What our estimates are based on
Our savings figures use ENERGY STAR-published efficiency ratings (UEF), federal Department of Energy reference usage, common utility rates, and typical household water-heating loads. We weight these against the input you provide in our tools — household size, climate, current water heater type, peak demand, electric rate.
Why estimates vary in real life
- Climate: Heat pump efficiency drops as ambient air falls below 50°F. A cold-basement install will underperform a warm-garage install of the same model.
- Household size and behavior: Two short showers and one dishwasher run a day produces very different demand from a household of six with daily laundry. Mode selection (heat-pump-only vs. hybrid) also moves the number meaningfully.
- Utility rates: A 17¢/kWh rate produces very different absolute dollar savings than a 9¢/kWh rate, even on the same equipment.
- Time-of-use rates: Households on TOU plans can shift heat-pump runtime to cheap hours and beat our flat-rate estimates. Households without TOU cannot.
- Installation quality: Pipe runs, hot-water-pipe insulation, ambient air volume, mixing valves, condensate drain quality, and recirculation pumps all affect real performance.

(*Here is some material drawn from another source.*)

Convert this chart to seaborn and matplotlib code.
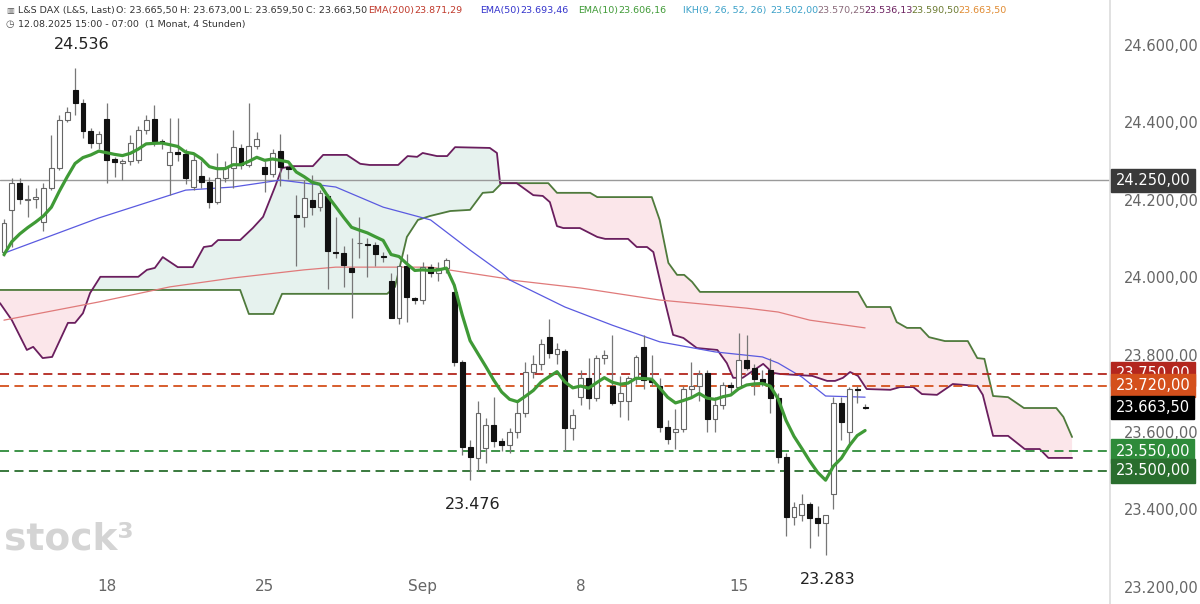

- Rebate context: Federal IRA, ENERGY STAR and utility rebates can dramatically change payback period — none of those are reflected in raw kWh estimates.
How to use the estimates
Our tools are designed to help you understand the range of likely outcomes and to compare options against each other — not to promise a specific monthly bill. “$330/year” on the savings visualizer means “most households like yours would land somewhere in this neighborhood, with reasonable variance up and down.”
If you need a binding number
For binding savings projections, talk to your utility (many will run a free home energy assessment) and a licensed installer. They can model your specific climate, rate plan and equipment.
About utility and tax credit estimates
Rebate amounts and tax-credit eligibility change. We update our editor content when programs move, but always verify current eligibility with your utility or the IRS before counting on a specific dollar amount.